Tuesday, January 27, 2009

New paper: “A Progressivity Index for Social Security”

I have a new paper out through the Social Security Administration co-authored with my SSA colleagues Mark Sarney and Chris Tamborini called "A Progressivity Index for Social Security." The goal of the paper was to find better descriptive measures of redistribution within Social Security. Here's the abstract followed by a quick explanation:

Using the Social Security Administration's MINT (Modeling Income in the Near Term) model, this paper analyzes the progressivity of the Old-Age, Survivors and Disability Insurance (OASDI) program for current and future retirees. It uses a progressivity index that provides a summary measure of the distribution of taxes and benefits on a lifetime basis. Results indicate that OASDI lies roughly halfway between a flat replacement rate and a flat dollar benefit for current retirees. Projections suggest that progressivity will remain relatively similar for future retirees. In addition, the paper estimates the effects of several policy changes on progressivity for future retirees.

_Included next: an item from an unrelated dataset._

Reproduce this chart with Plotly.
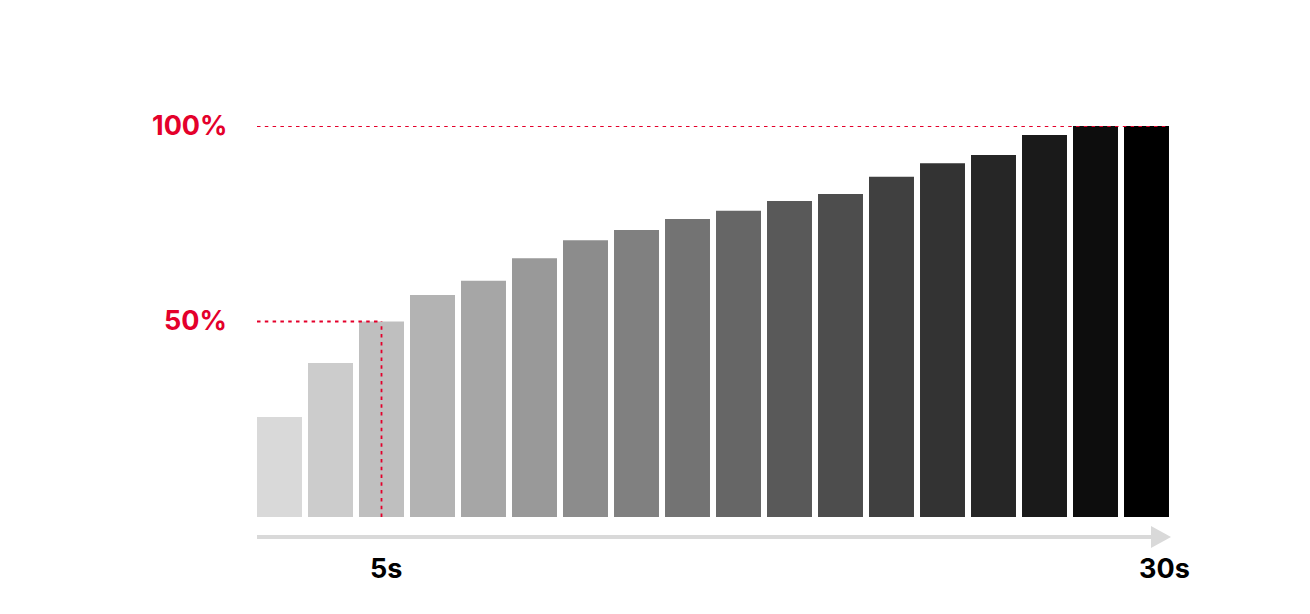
import plotly.graph_objects as go

# ── Data ─────────────────────────────────────────────────────────────────────
steps = list(range(18))
values = [25.6, 39.4, 50, 56.8, 60.4, 66.2, 70.8, 73.4, 76.2,
          78.3, 80.8, 82.6, 87.0, 90.5, 92.6, 97.7, 100, 100]
gray_levels = [217, 204, 191, 179, 166, 153, 140, 128, 115,
               102, 89, 77, 64, 51, 38, 26, 13, 0]
start_label, end_label = "5s", "30s"
start_idx, end_idx = 2, 17
ref_levels = [50, 100]
ref_labels = ["50%", "100%"]

RED = "#e4002b"
ARROW = "#d9d9d9"
FONT = "Inter, Noto Sans, sans-serif"

# page body adds 8px margin, so the figure is a bit smaller
OFF = 8
W, H = 1310 - OFF, 614 - OFF
L, R, T, B = 254 - OFF, 138, 126 - OFF, 97
PW, PH = W - L - R, H - T - B


def px_x(x):
    return (x - OFF - L) / PW


def px_y(y):
    return (H - B - (y - OFF)) / PH


colors = [f"rgb({g},{g},{g})" for g in gray_levels]
bargap = 0.118
half = (1 - bargap) / 2

fig = go.Figure(go.Bar(
    x=steps, y=values,
    marker=dict(color=colors, line_width=0),
    width=1 - bargap,
))

# reference lines
dash = dict(color=RED, width=1.8, dash="3.5px,4.3px")
fig.add_shape(type="line", xref="x", yref="y",
              x0=steps[0] - half, x1=steps[-1] + half, y0=100, y1=100, line=dash)
fig.add_shape(type="line", xref="x", yref="y",
              x0=steps[0] - half, x1=start_idx, y0=values[start_idx], y1=values[start_idx], line=dash)
fig.add_shape(type="line", xref="x", yref="y",
              x0=start_idx, x1=start_idx, y0=0, y1=values[start_idx], line=dash)

# time arrow
fig.add_shape(type="line", xref="paper", yref="paper",
              x0=px_x(257), x1=px_x(1152), y0=px_y(537), y1=px_y(537),
              line=dict(color=ARROW, width=4))
fig.add_shape(type="path", xref="paper", yref="paper",
              path=f"M {px_x(1151)} {px_y(526)} L {px_x(1171)} {px_y(537)} "
                   f"L {px_x(1151)} {px_y(548)} Z",
              fillcolor=ARROW, line_width=0)

# labels
for lvl, txt in zip(ref_levels, ref_labels):
    fig.add_annotation(text=f"<b>{txt}</b>", xref="paper", yref="y",
                       x=px_x(229), y=lvl, xanchor="right", yanchor="middle",
                       yshift=1, showarrow=False,
                       font=dict(size=27, color=RED, family=FONT))

fig.add_annotation(text=f"<b>{start_label}</b>", xref="x", yref="paper",
                   x=start_idx, y=px_y(569), xshift=4, yshift=1,
                   xanchor="center", yanchor="middle",
                   showarrow=False, font=dict(size=27, color="#000", family=FONT))
fig.add_annotation(text=f"<b>{end_label}</b>", xref="x", yref="paper",
                   x=end_idx, y=px_y(569), xshift=18, yshift=1,
                   xanchor="center", yanchor="middle",
                   showarrow=False, font=dict(size=27, color="#000", family=FONT))

fig.update_layout(
    width=W, height=H,
    margin=dict(l=L, r=R, t=T, b=B),
    paper_bgcolor="white", plot_bgcolor="white",
    showlegend=False,
    xaxis=dict(range=[-0.5, 17.5], visible=False),
    yaxis=dict(range=[0, 100], visible=False),
)

fig.write_html("out.html", config={"displayModeBar": False})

The key approach was to calculate the percentage of total benefits received by individuals paying a given percentage of total taxes. Here's a chart which helps explain things. The horizontal axis shows the percentage of total lifetime taxes paid by members of a given birth cohort, while the vertical axis shows the percentage of total lifetime benefits received. For instance, we can see that individuals paying the bottom 50 percent of total taxes receive around 61 percent of total benefits. This indicates that the program is progressive, if modestly so.

Using these curves, we calculate a single summary measure based on the Gini coefficient. A system with no redistribution – meaning that people received benefits exactly in proportion to their contributions – would have a progressivity value of zero. Similarly, a system in which everyone received the same flat dollar benefit regardless of contributions would have a progressivity value of around 0.33. The progressivity value for current law Social Security is around 0.16, leading us to conclude that Social Security is (very roughly) around half way between a pure defined contribution program and a flat dollar benefit in terms of its progressivity.

We also calculate how Social Security progressivity has changed over time, and how common Social Security reforms might alter overall system progressivity. There's some interesting stuff here, and thank my co-authors for all their hard work.

2 comments:

Michael said...

This seems very similar to a Suits index, but comparing benefits to taxes as opposed to taxes and income.

Andrew G. Biggs said...

Good catch. I believe we say in the paper that it's close to a Suits index; in an earlier draft there was more discussion of the Suits index but I think most of it got pulled for length.